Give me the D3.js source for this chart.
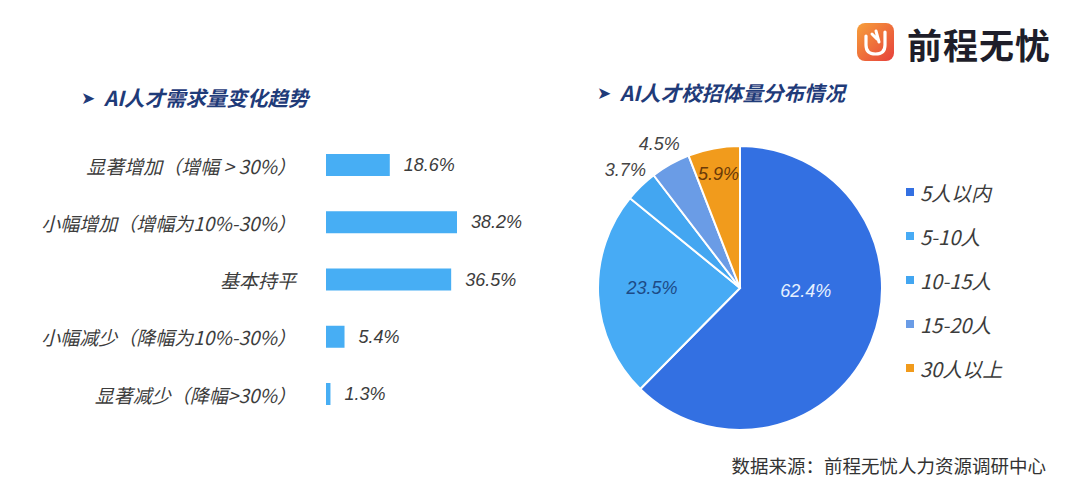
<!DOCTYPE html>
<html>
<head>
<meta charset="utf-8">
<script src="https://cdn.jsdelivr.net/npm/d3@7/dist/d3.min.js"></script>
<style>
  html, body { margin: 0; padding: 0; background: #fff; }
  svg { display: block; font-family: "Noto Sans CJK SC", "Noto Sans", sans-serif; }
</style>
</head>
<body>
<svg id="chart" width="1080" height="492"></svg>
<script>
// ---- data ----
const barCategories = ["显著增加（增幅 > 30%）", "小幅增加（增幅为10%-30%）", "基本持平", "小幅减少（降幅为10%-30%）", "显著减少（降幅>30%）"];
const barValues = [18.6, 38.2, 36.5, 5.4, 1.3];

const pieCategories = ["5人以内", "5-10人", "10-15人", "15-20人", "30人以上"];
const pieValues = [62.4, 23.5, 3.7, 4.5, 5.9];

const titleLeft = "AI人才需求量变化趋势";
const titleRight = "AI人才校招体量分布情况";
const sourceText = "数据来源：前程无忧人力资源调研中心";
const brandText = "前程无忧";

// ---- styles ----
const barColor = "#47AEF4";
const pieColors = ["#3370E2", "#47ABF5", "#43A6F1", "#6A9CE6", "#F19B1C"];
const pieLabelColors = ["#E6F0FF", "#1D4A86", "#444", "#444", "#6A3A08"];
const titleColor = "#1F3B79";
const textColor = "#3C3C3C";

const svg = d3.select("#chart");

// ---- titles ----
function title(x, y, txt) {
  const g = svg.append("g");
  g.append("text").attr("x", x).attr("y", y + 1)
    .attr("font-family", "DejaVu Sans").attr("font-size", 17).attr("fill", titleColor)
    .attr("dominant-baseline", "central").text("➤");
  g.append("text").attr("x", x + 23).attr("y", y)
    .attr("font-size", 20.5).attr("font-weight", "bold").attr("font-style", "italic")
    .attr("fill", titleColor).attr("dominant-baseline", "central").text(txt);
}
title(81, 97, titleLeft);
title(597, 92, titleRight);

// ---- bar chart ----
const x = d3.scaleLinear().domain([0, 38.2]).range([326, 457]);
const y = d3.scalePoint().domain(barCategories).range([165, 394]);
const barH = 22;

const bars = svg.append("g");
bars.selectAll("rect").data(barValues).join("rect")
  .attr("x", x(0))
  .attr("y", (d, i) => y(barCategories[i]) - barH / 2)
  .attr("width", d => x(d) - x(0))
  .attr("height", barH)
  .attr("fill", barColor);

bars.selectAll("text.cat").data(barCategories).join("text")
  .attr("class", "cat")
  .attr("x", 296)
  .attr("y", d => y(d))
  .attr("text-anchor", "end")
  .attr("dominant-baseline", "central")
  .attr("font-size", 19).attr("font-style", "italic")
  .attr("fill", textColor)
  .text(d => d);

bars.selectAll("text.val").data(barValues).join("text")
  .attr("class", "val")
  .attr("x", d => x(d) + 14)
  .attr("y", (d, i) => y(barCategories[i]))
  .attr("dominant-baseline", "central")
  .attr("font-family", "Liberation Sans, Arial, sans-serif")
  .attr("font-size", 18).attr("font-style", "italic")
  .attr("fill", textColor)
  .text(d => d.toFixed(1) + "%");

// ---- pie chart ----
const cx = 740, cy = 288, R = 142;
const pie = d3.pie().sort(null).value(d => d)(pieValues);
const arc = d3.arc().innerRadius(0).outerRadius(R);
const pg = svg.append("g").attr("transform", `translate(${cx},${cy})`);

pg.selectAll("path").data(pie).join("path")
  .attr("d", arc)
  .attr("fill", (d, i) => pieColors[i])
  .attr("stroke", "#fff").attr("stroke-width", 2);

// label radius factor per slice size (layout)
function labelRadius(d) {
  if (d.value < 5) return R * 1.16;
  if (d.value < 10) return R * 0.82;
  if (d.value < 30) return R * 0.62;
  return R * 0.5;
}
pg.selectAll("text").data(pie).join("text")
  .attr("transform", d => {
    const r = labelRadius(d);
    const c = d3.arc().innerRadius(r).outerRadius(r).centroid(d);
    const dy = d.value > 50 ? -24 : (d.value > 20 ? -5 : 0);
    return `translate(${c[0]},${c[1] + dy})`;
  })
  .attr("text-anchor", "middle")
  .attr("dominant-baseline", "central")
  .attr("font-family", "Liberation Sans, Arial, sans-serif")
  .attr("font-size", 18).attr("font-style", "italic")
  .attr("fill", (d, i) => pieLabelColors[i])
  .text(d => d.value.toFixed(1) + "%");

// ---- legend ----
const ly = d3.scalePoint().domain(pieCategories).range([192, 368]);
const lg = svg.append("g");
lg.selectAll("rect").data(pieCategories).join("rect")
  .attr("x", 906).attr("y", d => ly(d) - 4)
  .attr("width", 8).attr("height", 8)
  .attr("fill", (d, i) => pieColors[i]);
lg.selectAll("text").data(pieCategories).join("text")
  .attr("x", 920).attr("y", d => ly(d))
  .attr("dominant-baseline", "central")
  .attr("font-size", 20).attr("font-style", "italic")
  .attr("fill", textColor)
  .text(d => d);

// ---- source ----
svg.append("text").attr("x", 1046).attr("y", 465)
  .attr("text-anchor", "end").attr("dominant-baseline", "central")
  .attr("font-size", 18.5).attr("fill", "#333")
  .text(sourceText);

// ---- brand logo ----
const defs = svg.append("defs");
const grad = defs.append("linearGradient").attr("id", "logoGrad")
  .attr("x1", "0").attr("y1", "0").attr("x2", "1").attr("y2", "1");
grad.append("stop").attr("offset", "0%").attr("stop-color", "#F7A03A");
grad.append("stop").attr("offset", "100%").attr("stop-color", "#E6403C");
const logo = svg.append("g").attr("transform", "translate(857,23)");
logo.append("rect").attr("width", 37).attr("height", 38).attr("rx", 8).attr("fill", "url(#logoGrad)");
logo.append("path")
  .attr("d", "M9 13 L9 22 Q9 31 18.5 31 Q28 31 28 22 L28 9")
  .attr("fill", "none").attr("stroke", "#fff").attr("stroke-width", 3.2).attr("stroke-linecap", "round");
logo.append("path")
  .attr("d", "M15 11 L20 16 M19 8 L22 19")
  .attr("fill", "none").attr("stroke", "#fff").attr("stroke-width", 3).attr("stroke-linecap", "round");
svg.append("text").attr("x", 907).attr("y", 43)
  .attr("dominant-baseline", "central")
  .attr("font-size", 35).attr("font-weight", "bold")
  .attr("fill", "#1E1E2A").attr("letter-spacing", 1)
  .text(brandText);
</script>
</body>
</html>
============================================================
WHAT YOU WILL DO →
Every line of text is to be repeated exactly; pictures are left out.

RESPONSE →
Give me the D3.js source for this chart.
<!DOCTYPE html>
<html>
<head>
<meta charset="utf-8">
<script src="https://cdn.jsdelivr.net/npm/d3@7/dist/d3.min.js"></script>
<style>
  html, body { margin: 0; padding: 0; background: #fff; }
  svg { display: block; font-family: "Noto Sans CJK SC", "Noto Sans", sans-serif; }
</style>
</head>
<body>
<svg id="chart" width="1080" height="492"></svg>
<script>
// ---- data ----
const barCategories = ["显著增加（增幅 > 30%）", "小幅增加（增幅为10%-30%）", "基本持平", "小幅减少（降幅为10%-30%）", "显著减少（降幅>30%）"];
const barValues = [18.6, 38.2, 36.5, 5.4, 1.3];

const pieCategories = ["5人以内", "5-10人", "10-15人", "15-20人", "30人以上"];
const pieValues = [62.4, 23.5, 3.7, 4.5, 5.9];

const titleLeft = "AI人才需求量变化趋势";
const titleRight = "AI人才校招体量分布情况";
const sourceText = "数据来源：前程无忧人力资源调研中心";
const brandText = "前程无忧";

// ---- styles ----
const barColor = "#47AEF4";
const pieColors = ["#3370E2", "#47ABF5", "#43A6F1", "#6A9CE6", "#F19B1C"];
const pieLabelColors = ["#E6F0FF", "#1D4A86", "#444", "#444", "#6A3A08"];
const titleColor = "#1F3B79";
const textColor = "#3C3C3C";

const svg = d3.select("#chart");

// ---- titles ----
function title(x, y, txt) {
  const g = svg.append("g");
  g.append("text").attr("x", x).attr("y", y + 1)
    .attr("font-family", "DejaVu Sans").attr("font-size", 17).attr("fill", titleColor)
    .attr("dominant-baseline", "central").text("➤");
  g.append("text").attr("x", x + 23).attr("y", y)
    .attr("font-size", 20.5).attr("font-weight", "bold").attr("font-style", "italic")
    .attr("fill", titleColor).attr("dominant-baseline", "central").text(txt);
}
title(81, 97, titleLeft);
title(597, 92, titleRight);

// ---- bar chart ----
const x = d3.scaleLinear().domain([0, 38.2]).range([326, 457]);
const y = d3.scalePoint().domain(barCategories).range([165, 394]);
const barH = 22;

const bars = svg.append("g");
bars.selectAll("rect").data(barValues).join("rect")
  .attr("x", x(0))
  .attr("y", (d, i) => y(barCategories[i]) - barH / 2)
  .attr("width", d => x(d) - x(0))
  .attr("height", barH)
  .attr("fill", barColor);

bars.selectAll("text.cat").data(barCategories).join("text")
  .attr("class", "cat")
  .attr("x", 296)
  .attr("y", d => y(d))
  .attr("text-anchor", "end")
  .attr("dominant-baseline", "central")
  .attr("font-size", 19).attr("font-style", "italic")
  .attr("fill", textColor)
  .text(d => d);

bars.selectAll("text.val").data(barValues).join("text")
  .attr("class", "val")
  .attr("x", d => x(d) + 14)
  .attr("y", (d, i) => y(barCategories[i]))
  .attr("dominant-baseline", "central")
  .attr("font-family", "Liberation Sans, Arial, sans-serif")
  .attr("font-size", 18).attr("font-style", "italic")
  .attr("fill", textColor)
  .text(d => d.toFixed(1) + "%");

// ---- pie chart ----
const cx = 740, cy = 288, R = 142;
const pie = d3.pie().sort(null).value(d => d)(pieValues);
const arc = d3.arc().innerRadius(0).outerRadius(R);
const pg = svg.append("g").attr("transform", `translate(${cx},${cy})`);

pg.selectAll("path").data(pie).join("path")
  .attr("d", arc)
  .attr("fill", (d, i) => pieColors[i])
  .attr("stroke", "#fff").attr("stroke-width", 2);

// label radius factor per slice size (layout)
function labelRadius(d) {
  if (d.value < 5) return R * 1.16;
  if (d.value < 10) return R * 0.82;
  if (d.value < 30) return R * 0.62;
  return R * 0.5;
}
pg.selectAll("text").data(pie).join("text")
  .attr("transform", d => {
    const r = labelRadius(d);
    const c = d3.arc().innerRadius(r).outerRadius(r).centroid(d);
    const dy = d.value > 50 ? -24 : (d.value > 20 ? -5 : 0);
    return `translate(${c[0]},${c[1] + dy})`;
  })
  .attr("text-anchor", "middle")
  .attr("dominant-baseline", "central")
  .attr("font-family", "Liberation Sans, Arial, sans-serif")
  .attr("font-size", 18).attr("font-style", "italic")
  .attr("fill", (d, i) => pieLabelColors[i])
  .text(d => d.value.toFixed(1) + "%");

// ---- legend ----
const ly = d3.scalePoint().domain(pieCategories).range([192, 368]);
const lg = svg.append("g");
lg.selectAll("rect").data(pieCategories).join("rect")
  .attr("x", 906).attr("y", d => ly(d) - 4)
  .attr("width", 8).attr("height", 8)
  .attr("fill", (d, i) => pieColors[i]);
lg.selectAll("text").data(pieCategories).join("text")
  .attr("x", 920).attr("y", d => ly(d))
  .attr("dominant-baseline", "central")
  .attr("font-size", 20).attr("font-style", "italic")
  .attr("fill", textColor)
  .text(d => d);

// ---- source ----
svg.append("text").attr("x", 1046).attr("y", 465)
  .attr("text-anchor", "end").attr("dominant-baseline", "central")
  .attr("font-size", 18.5).attr("fill", "#333")
  .text(sourceText);

// ---- brand logo ----
const defs = svg.append("defs");
const grad = defs.append("linearGradient").attr("id", "logoGrad")
  .attr("x1", "0").attr("y1", "0").attr("x2", "1").attr("y2", "1");
grad.append("stop").attr("offset", "0%").attr("stop-color", "#F7A03A");
grad.append("stop").attr("offset", "100%").attr("stop-color", "#E6403C");
const logo = svg.append("g").attr("transform", "translate(857,23)");
logo.append("rect").attr("width", 37).attr("height", 38).attr("rx", 8).attr("fill", "url(#logoGrad)");
logo.append("path")
  .attr("d", "M9 13 L9 22 Q9 31 18.5 31 Q28 31 28 22 L28 9")
  .attr("fill", "none").attr("stroke", "#fff").attr("stroke-width", 3.2).attr("stroke-linecap", "round");
logo.append("path")
  .attr("d", "M15 11 L20 16 M19 8 L22 19")
  .attr("fill", "none").attr("stroke", "#fff").attr("stroke-width", 3).attr("stroke-linecap", "round");
svg.append("text").attr("x", 907).attr("y", 43)
  .attr("dominant-baseline", "central")
  .attr("font-size", 35).attr("font-weight", "bold")
  .attr("fill", "#1E1E2A").attr("letter-spacing", 1)
  .text(brandText);
</script>
</body>
</html>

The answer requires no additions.